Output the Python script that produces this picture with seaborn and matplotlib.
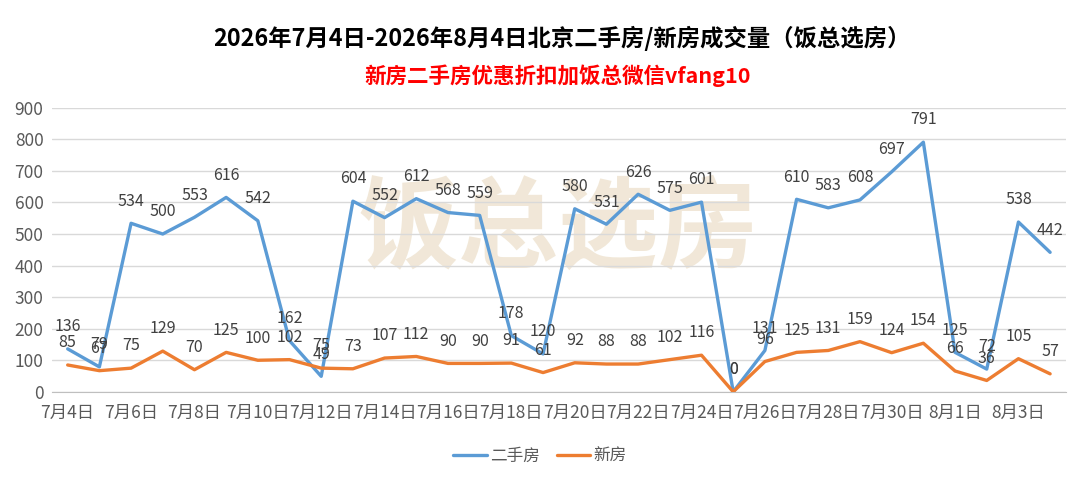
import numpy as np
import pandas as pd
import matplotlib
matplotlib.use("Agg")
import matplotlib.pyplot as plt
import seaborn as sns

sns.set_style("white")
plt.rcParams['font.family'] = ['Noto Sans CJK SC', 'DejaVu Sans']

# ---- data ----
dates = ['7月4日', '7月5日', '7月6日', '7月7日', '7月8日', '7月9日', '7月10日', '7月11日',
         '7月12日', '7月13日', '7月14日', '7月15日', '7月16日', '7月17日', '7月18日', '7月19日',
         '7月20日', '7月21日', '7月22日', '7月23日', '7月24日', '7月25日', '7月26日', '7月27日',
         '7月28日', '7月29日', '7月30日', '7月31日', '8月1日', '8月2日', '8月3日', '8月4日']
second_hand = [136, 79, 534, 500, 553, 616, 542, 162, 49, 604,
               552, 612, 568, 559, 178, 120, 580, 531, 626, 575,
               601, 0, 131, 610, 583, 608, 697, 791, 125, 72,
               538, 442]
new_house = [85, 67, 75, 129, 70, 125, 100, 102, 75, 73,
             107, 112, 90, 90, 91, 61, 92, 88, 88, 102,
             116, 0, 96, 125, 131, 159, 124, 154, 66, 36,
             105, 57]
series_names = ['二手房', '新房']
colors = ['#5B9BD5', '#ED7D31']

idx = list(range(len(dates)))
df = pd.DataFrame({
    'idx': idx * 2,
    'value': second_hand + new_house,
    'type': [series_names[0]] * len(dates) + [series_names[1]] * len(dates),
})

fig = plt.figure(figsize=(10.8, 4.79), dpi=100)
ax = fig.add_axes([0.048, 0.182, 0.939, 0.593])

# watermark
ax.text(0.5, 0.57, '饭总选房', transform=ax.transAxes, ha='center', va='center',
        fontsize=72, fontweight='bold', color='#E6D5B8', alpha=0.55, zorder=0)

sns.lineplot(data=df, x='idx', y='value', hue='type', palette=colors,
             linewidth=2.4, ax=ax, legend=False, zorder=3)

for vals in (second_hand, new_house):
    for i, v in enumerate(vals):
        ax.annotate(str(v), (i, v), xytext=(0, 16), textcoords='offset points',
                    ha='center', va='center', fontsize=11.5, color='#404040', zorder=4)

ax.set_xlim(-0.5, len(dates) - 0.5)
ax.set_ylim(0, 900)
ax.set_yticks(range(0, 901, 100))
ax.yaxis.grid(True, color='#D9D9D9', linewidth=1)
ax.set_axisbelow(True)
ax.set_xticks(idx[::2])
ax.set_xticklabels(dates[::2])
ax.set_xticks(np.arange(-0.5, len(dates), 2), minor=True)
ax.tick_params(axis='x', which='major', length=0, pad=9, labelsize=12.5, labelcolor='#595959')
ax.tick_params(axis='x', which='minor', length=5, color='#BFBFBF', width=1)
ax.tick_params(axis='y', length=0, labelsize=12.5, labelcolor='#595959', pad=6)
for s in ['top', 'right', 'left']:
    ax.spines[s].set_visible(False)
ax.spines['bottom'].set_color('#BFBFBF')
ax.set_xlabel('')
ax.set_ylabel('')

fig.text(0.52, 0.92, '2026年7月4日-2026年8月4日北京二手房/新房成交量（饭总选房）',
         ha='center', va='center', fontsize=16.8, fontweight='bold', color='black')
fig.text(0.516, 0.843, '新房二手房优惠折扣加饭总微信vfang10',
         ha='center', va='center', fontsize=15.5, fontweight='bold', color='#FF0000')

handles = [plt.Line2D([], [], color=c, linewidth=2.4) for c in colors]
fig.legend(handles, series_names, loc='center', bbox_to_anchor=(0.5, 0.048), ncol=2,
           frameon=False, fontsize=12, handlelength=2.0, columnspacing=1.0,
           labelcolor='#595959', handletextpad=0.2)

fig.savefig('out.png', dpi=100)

**Task:** Exactly as written, return every line of the listing, but not the pictures.

**Solution for this exercise:**
Output the Python script that produces this picture with seaborn and matplotlib.
import numpy as np
import pandas as pd
import matplotlib
matplotlib.use("Agg")
import matplotlib.pyplot as plt
import seaborn as sns

sns.set_style("white")
plt.rcParams['font.family'] = ['Noto Sans CJK SC', 'DejaVu Sans']

# ---- data ----
dates = ['7月4日', '7月5日', '7月6日', '7月7日', '7月8日', '7月9日', '7月10日', '7月11日',
         '7月12日', '7月13日', '7月14日', '7月15日', '7月16日', '7月17日', '7月18日', '7月19日',
         '7月20日', '7月21日', '7月22日', '7月23日', '7月24日', '7月25日', '7月26日', '7月27日',
         '7月28日', '7月29日', '7月30日', '7月31日', '8月1日', '8月2日', '8月3日', '8月4日']
second_hand = [136, 79, 534, 500, 553, 616, 542, 162, 49, 604,
               552, 612, 568, 559, 178, 120, 580, 531, 626, 575,
               601, 0, 131, 610, 583, 608, 697, 791, 125, 72,
               538, 442]
new_house = [85, 67, 75, 129, 70, 125, 100, 102, 75, 73,
             107, 112, 90, 90, 91, 61, 92, 88, 88, 102,
             116, 0, 96, 125, 131, 159, 124, 154, 66, 36,
             105, 57]
series_names = ['二手房', '新房']
colors = ['#5B9BD5', '#ED7D31']

idx = list(range(len(dates)))
df = pd.DataFrame({
    'idx': idx * 2,
    'value': second_hand + new_house,
    'type': [series_names[0]] * len(dates) + [series_names[1]] * len(dates),
})

fig = plt.figure(figsize=(10.8, 4.79), dpi=100)
ax = fig.add_axes([0.048, 0.182, 0.939, 0.593])

# watermark
ax.text(0.5, 0.57, '饭总选房', transform=ax.transAxes, ha='center', va='center',
        fontsize=72, fontweight='bold', color='#E6D5B8', alpha=0.55, zorder=0)

sns.lineplot(data=df, x='idx', y='value', hue='type', palette=colors,
             linewidth=2.4, ax=ax, legend=False, zorder=3)

for vals in (second_hand, new_house):
    for i, v in enumerate(vals):
        ax.annotate(str(v), (i, v), xytext=(0, 16), textcoords='offset points',
                    ha='center', va='center', fontsize=11.5, color='#404040', zorder=4)

ax.set_xlim(-0.5, len(dates) - 0.5)
ax.set_ylim(0, 900)
ax.set_yticks(range(0, 901, 100))
ax.yaxis.grid(True, color='#D9D9D9', linewidth=1)
ax.set_axisbelow(True)
ax.set_xticks(idx[::2])
ax.set_xticklabels(dates[::2])
ax.set_xticks(np.arange(-0.5, len(dates), 2), minor=True)
ax.tick_params(axis='x', which='major', length=0, pad=9, labelsize=12.5, labelcolor='#595959')
ax.tick_params(axis='x', which='minor', length=5, color='#BFBFBF', width=1)
ax.tick_params(axis='y', length=0, labelsize=12.5, labelcolor='#595959', pad=6)
for s in ['top', 'right', 'left']:
    ax.spines[s].set_visible(False)
ax.spines['bottom'].set_color('#BFBFBF')
ax.set_xlabel('')
ax.set_ylabel('')

fig.text(0.52, 0.92, '2026年7月4日-2026年8月4日北京二手房/新房成交量（饭总选房）',
         ha='center', va='center', fontsize=16.8, fontweight='bold', color='black')
fig.text(0.516, 0.843, '新房二手房优惠折扣加饭总微信vfang10',
         ha='center', va='center', fontsize=15.5, fontweight='bold', color='#FF0000')

handles = [plt.Line2D([], [], color=c, linewidth=2.4) for c in colors]
fig.legend(handles, series_names, loc='center', bbox_to_anchor=(0.5, 0.048), ncol=2,
           frameon=False, fontsize=12, handlelength=2.0, columnspacing=1.0,
           labelcolor='#595959', handletextpad=0.2)

fig.savefig('out.png', dpi=100)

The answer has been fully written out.